→ **Directive**: Only a number is wanted: the count of lines in this listing that contain "diagram".

→ **Records**:
--*--
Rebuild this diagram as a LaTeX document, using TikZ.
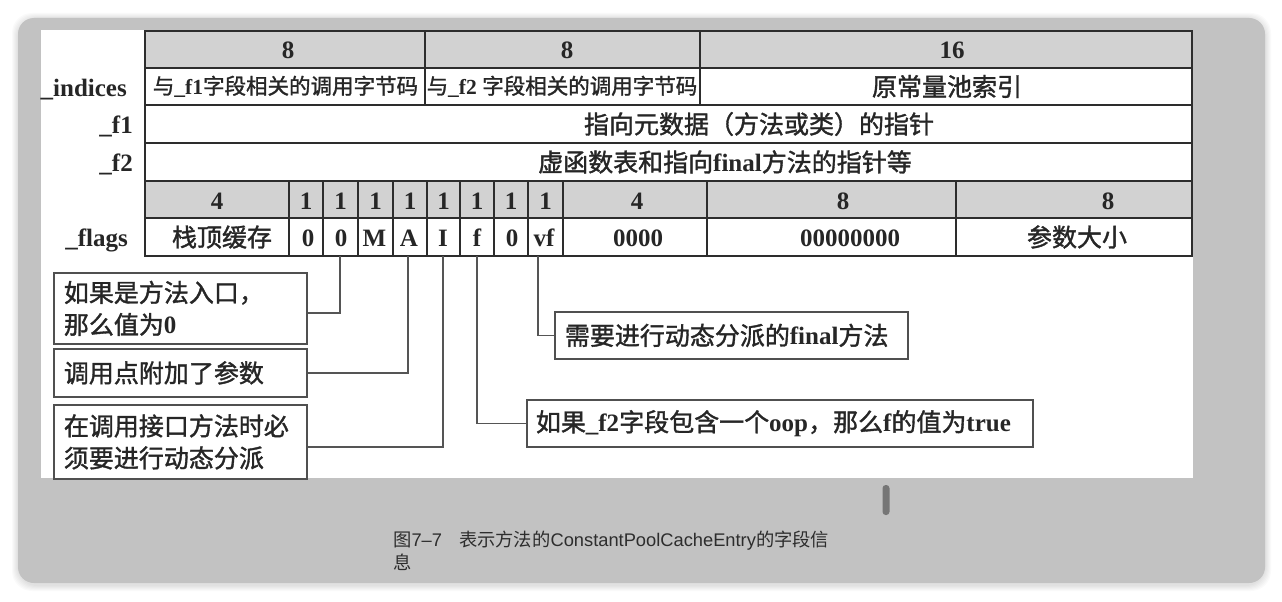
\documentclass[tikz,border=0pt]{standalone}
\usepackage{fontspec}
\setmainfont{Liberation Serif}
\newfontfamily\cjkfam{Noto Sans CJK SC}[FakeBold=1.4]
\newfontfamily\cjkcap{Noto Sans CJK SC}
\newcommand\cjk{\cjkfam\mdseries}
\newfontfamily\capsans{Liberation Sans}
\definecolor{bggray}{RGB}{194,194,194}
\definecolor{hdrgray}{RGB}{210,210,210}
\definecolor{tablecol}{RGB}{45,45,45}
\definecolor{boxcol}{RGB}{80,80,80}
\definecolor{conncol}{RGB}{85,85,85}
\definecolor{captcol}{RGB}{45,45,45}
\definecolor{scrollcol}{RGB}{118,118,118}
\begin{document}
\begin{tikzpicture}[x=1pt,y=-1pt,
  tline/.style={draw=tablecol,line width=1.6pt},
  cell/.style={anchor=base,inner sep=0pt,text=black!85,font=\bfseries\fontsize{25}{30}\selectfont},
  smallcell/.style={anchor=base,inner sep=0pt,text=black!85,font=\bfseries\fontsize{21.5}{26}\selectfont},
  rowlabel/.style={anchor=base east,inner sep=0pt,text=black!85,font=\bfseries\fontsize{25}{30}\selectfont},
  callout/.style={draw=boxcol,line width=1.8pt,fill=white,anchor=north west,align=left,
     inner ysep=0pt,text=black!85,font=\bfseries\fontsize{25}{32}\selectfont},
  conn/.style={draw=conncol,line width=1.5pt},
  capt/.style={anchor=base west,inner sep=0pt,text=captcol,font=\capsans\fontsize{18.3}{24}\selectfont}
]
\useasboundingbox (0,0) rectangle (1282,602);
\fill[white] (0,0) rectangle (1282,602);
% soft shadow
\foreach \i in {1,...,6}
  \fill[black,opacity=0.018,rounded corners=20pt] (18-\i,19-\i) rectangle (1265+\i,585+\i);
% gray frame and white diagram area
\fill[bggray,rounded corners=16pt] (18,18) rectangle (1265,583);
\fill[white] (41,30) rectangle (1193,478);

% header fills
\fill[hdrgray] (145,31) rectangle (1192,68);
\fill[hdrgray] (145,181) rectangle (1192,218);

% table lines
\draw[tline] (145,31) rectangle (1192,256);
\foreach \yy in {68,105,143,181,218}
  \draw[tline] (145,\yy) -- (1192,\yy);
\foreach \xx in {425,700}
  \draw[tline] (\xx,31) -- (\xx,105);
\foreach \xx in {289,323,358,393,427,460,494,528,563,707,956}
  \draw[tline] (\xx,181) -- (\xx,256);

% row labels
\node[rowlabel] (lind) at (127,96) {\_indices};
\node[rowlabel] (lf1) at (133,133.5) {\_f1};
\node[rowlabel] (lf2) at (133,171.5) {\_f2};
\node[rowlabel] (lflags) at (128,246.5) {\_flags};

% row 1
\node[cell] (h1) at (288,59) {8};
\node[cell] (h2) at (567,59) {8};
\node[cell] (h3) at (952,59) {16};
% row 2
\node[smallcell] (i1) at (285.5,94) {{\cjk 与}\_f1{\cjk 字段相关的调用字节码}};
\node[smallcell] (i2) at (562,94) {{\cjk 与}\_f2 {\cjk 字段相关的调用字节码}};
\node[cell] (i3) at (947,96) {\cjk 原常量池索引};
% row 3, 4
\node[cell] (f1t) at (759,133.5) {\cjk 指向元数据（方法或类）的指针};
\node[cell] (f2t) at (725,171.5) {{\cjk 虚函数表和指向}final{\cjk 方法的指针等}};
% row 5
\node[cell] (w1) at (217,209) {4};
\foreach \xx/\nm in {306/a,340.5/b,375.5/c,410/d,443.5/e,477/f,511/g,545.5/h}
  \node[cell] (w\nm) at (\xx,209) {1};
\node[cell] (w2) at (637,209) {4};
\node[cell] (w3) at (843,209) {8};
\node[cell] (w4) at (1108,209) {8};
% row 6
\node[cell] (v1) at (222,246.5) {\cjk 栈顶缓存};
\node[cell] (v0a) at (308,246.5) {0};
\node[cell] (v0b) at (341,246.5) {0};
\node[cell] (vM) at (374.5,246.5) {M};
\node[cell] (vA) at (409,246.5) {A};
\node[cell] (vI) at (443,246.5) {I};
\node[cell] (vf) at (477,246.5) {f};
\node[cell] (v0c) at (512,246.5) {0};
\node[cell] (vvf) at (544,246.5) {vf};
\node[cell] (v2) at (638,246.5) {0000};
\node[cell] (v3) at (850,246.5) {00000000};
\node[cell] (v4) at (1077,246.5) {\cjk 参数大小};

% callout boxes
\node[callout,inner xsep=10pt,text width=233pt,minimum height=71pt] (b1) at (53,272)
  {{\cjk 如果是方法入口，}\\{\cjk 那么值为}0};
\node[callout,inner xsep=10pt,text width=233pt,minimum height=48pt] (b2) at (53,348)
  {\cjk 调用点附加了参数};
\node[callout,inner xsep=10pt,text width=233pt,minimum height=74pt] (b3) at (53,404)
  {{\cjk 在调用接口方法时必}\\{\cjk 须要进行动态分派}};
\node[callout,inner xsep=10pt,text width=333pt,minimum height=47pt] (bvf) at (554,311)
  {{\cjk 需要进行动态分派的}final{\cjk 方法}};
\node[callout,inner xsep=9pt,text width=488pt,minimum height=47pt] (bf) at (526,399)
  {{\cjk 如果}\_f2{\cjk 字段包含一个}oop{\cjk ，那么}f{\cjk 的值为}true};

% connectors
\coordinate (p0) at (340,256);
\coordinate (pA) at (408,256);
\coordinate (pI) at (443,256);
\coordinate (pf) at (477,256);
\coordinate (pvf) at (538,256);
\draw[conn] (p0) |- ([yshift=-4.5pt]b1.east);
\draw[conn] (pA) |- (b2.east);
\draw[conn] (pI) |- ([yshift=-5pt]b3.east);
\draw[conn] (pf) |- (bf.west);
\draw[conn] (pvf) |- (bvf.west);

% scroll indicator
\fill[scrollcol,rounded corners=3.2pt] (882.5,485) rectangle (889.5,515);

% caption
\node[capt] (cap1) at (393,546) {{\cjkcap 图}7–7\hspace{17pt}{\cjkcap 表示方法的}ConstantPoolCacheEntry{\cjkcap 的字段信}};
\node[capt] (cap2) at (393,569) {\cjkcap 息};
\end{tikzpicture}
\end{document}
--*--
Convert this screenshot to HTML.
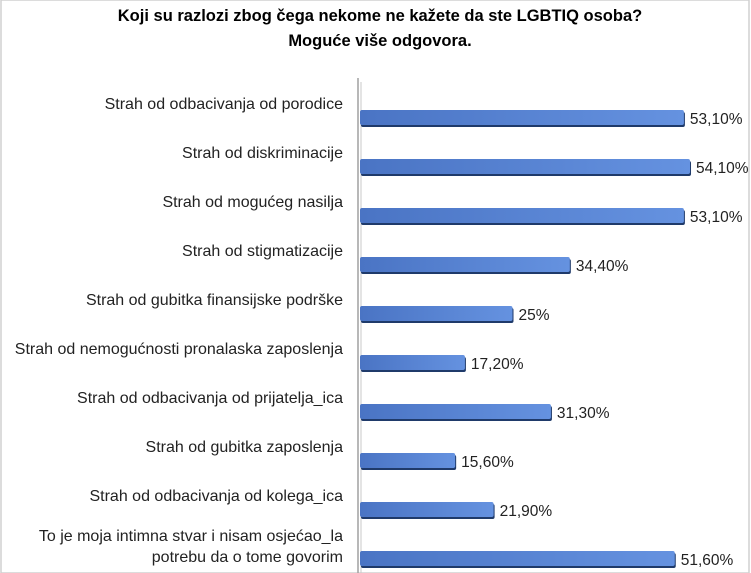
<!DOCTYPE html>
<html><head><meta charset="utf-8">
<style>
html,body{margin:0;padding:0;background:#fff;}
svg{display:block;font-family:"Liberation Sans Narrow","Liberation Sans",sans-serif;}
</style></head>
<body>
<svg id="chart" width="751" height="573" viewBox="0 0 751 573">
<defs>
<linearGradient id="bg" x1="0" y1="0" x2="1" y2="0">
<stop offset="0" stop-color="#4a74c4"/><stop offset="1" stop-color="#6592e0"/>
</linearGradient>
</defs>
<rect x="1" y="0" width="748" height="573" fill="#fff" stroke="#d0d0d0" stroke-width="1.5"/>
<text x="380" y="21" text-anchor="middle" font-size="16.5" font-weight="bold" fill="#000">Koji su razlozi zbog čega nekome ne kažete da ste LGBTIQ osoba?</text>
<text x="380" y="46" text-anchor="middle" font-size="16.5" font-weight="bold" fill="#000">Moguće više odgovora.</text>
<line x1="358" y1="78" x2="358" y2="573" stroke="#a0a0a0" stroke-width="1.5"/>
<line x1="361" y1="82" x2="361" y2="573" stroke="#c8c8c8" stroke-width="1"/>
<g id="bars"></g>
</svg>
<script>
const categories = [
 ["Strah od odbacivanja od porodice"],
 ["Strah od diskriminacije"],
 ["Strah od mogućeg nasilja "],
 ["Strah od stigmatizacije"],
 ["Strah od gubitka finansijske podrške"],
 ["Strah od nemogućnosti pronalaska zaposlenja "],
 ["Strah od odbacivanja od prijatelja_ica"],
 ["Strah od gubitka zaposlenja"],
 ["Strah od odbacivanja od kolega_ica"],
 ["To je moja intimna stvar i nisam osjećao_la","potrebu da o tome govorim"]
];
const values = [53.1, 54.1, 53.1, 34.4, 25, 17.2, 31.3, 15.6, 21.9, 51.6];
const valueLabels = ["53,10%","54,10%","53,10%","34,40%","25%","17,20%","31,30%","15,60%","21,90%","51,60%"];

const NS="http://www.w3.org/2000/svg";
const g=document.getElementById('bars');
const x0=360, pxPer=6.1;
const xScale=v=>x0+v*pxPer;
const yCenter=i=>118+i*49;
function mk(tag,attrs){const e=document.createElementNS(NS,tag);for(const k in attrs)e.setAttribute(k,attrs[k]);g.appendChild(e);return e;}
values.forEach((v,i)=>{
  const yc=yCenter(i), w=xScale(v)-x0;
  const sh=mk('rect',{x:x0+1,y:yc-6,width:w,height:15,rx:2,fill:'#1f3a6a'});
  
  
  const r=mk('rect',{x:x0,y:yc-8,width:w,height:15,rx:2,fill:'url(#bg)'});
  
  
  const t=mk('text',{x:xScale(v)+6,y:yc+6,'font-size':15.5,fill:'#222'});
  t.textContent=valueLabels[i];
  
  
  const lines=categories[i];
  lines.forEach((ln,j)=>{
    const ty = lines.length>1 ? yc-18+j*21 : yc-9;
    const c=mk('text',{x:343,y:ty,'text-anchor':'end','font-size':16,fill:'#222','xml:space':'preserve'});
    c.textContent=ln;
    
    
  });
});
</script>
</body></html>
--*--
→ **Full solution**: 2